First, define $f(x) \in \mathbb{R}^{d^2}$ that each $f(x)[i]$ is an RBF function which takes a corner in $[-0.5, 0.5]^d$ as $\mu$ and $\gamma_0$ as the scale.
Then we define the network in the following recursive way:
\begin{align}
    F_0 &= f(x),\quad F_{k+1} = (A_{k+1}F_k(x)) \odot (B_{k+1} F_k(x)),\label{eq:rbf-pnf-network}
\end{align}
where $\odot$ denotes Hardarmard product and $A, B$ are real-value matrices.
We can use \cref{thm:controllability} and \cref{thm:rbf-control} to show that $F_k$ is subband limited by $S_{RBF}(k)$ and it creates all $\mu$'s that's defined by $M_l$.
The output of $F_k$ can be viewed as an Gaussian interpolated version of points $M_l$, where the value of each $M_l$ is given by the network parameters $A$'s and $B$'s.

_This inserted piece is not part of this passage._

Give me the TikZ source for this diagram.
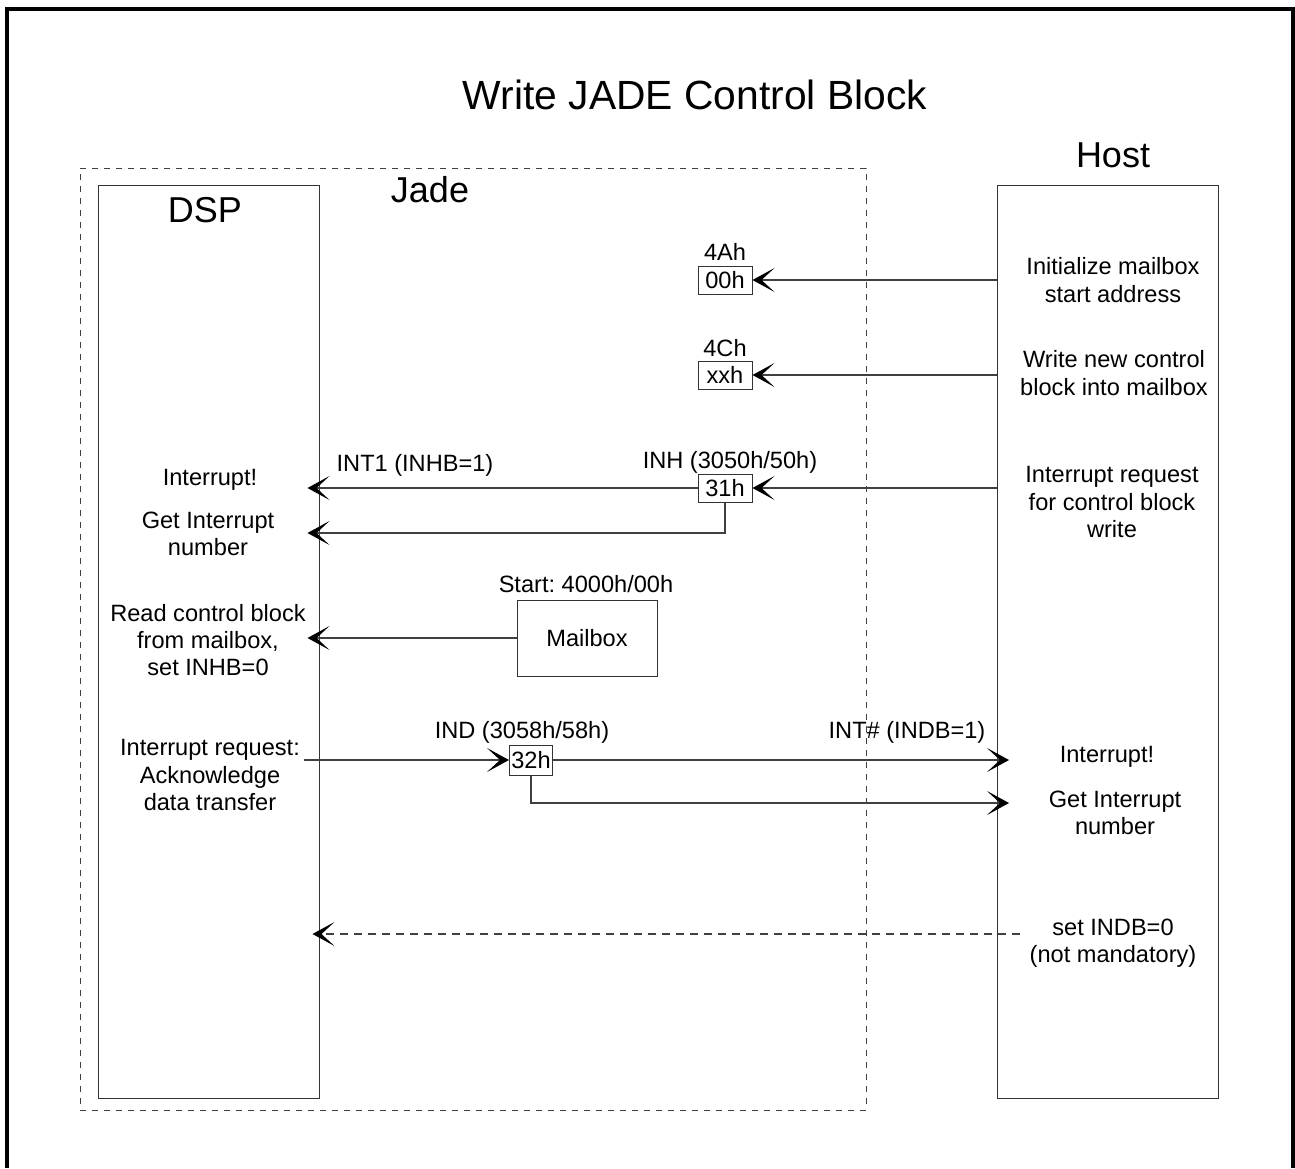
\documentclass[tikz,border=0pt]{standalone}
\usepackage{fontspec}
\setmainfont{Liberation Sans}
\usetikzlibrary{arrows.meta}
\begin{document}
\frenchspacing
\begin{tikzpicture}[x=0.5pt,y=-0.5pt]
        \tikzstyle{txt}=[align=center, inner sep=1pt, font=\fontsize{11.8pt}{13.6pt}\selectfont]
        \tikzstyle{head}=[inner sep=1pt, font=\fontsize{18pt}{20pt}\selectfont]
        \tikzstyle{lane}=[draw=black!80, line width=0.5pt, minimum width=110.5pt, minimum height=456.5pt, inner sep=0pt]
        \tikzstyle{reg}=[txt, draw=black!80, line width=0.5pt, minimum width=27pt, minimum height=14pt, inner sep=1pt]
        \tikzstyle{msg}=[draw=black!75, line width=0.6pt, -{Stealth[length=11pt,width=12pt,inset=6.5pt,line width=0.9pt,black,fill=black]}]

        \useasboundingbox (0,0) rectangle (1295,1168);
        \draw[line width=1.6pt] (7,1168) -- (7,9) -- (1293,9) -- (1293,1168);

        \node[inner sep=1pt, font=\fontsize{20.4pt}{22pt}\selectfont] (title) at (695,95) {Write JADE Control Block};

        % blocks
        \node[draw=black!75, dashed, dash pattern=on 3pt off 3pt, line width=0.5pt, minimum width=393pt, minimum height=471pt, inner sep=0pt] (jade) at (473,639) {};
        \node[lane, fill=white] (dsp) at (208.5,641.5) {};
        \node[lane] (host) at (1108,641.5) {};
        \node[head] (dsplbl) at (205,210) {DSP};
        \node[head] (jadelbl) at (430,190) {Jade};
        \node[head] (hostlbl) at (1113,155) {Host};

        % registers
        \node[txt] (a4ah) at (725,252) {4Ah};
        \node[reg] (r00) at (725,280) {00h};
        \node[txt] (a4ch) at (725,348) {4Ch};
        \node[reg] (rxx) at (725,375) {xxh};
        \node[txt] (inh) at (730,462) {INH (3050h/50h)};
        \node[reg] (r31) at (725,488) {31h};
        \node[txt] (start) at (586,584) {Start: 4000h/00h};
        \node[txt, draw=black!80, line width=0.5pt, minimum width=70pt, minimum height=38pt] (mbox) at (587,638) {Mailbox};
        \node[txt] (ind) at (522,732) {IND (3058h/58h)};
        \node[reg, minimum width=21.5pt, minimum height=15pt, inner xsep=0.5pt] (r32) at (531,760) {32h};

        % host side
        \node[txt] (hinit) at (1113,280) {Initialize mailbox\\start address};
        \node[txt] (hwrite) at (1114,373) {Write new control\\block into mailbox};
        \node[txt] (hreq) at (1112,502) {Interrupt request\\for control block\\write};
        \node[txt] (hint) at (1107,757) {Interrupt!};
        \node[txt] (hget) at (1115,813) {Get Interrupt\\number};
        \node[txt] (hindb) at (1113,943) {set INDB=0\\(not mandatory)};

        % dsp side
        \node[txt] (dint) at (210,480) {Interrupt!};
        \node[txt] (dget) at (208,534) {Get Interrupt\\number};
        \node[txt] (dread) at (208,640) {Read control block\\from mailbox,\\set INHB=0};
        \node[txt] (dreq) at (210,775) {Interrupt request:\\Acknowledge\\data transfer};

        \node[txt] (int1) at (415,465) {INT1 (INHB=1)};
        \node[txt] (intn) at (907,732) {INT\# (INDB=1)};

        \coordinate (y533) at (0,533);
        \coordinate (y803) at (0,803);
        \coordinate (indb0) at (1020,934);

        \draw[msg] (host.west |- r00) -- (r00);
        \draw[msg] (host.west |- rxx) -- (rxx);
        \draw[msg] (host.west |- r31) -- (r31);
        \draw[msg, shorten >=-6pt] (r31) -- (r31 -| dsp.east);
        \draw[msg, shorten >=-6pt] (r31.south) |- (dsp.east |- y533);
        \draw[msg, shorten >=-6pt] (mbox.west) -- (mbox.west -| dsp.east);
        \draw[msg, shorten <=-8pt] (dsp.east |- r32) -- (r32);
        \draw[msg, shorten >=-6pt] (r32) -- (r32 -| host.west);
        \draw[msg, shorten >=-6pt] (r32.south) |- (host.west |- y803);
        \draw[msg, dashed, dash pattern=on 4pt off 3pt, shorten >=-3.5pt] (indb0) -- (indb0 -| dsp.east);
\end{tikzpicture}
\end{document}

\paragraph{Pairwise Gabor PNF.}
For the previous definition of Gabor PNF, we are not attempting to control the spatial content of the signal (i.e. there is no ability to pull out a network output with specific $\gamma$ and $M$ region).
Fortunately, the PNF allows us to design a netowrk architecture to enable such control for both the spatial RBF part and the Fourier part.
The idea is to have a branch of the network to generate RBF PNF $H_{k,l}$ that's subband limited by different $M_k$ at different levels of $2^l\gamma_0$.
This is achievable by creating an essemble of network using equation \cref{eq:rbf-pnf-network}.
Similarly, Fourier PNF creates a series of PNFs $G_{n,m}$, each of which is subband limited in different scale (indexed by $n$) and different orientation (indexed by $m$).
We want to design the Pairwise Gabor PNF to be the sum of pairwise product of $F_{k,l}$ and $G_{n,m}$:
\begin{align}
    F(x) = \sum_{k,l,n,m} a(k,l,n,m) H_{k,l}(x)G_{n,m}(x),
\end{align}
where $a_{k,l,n,m}$ are trainable parameters.
It's easy to show that the output of such design is subband limited applying \cref{thm:multi-control}.
And this network design allows us to remove either certain spatial area by setting $a_{k,l, \cdot, \cdot} = 0$, or to remove certain frequency content by setting $a_{\cdot, \cdot, n, m}=0$.

We will show results of some of these designs in the image expressivity experiments (i.e. \cref{tab:img_fit_quant_full}.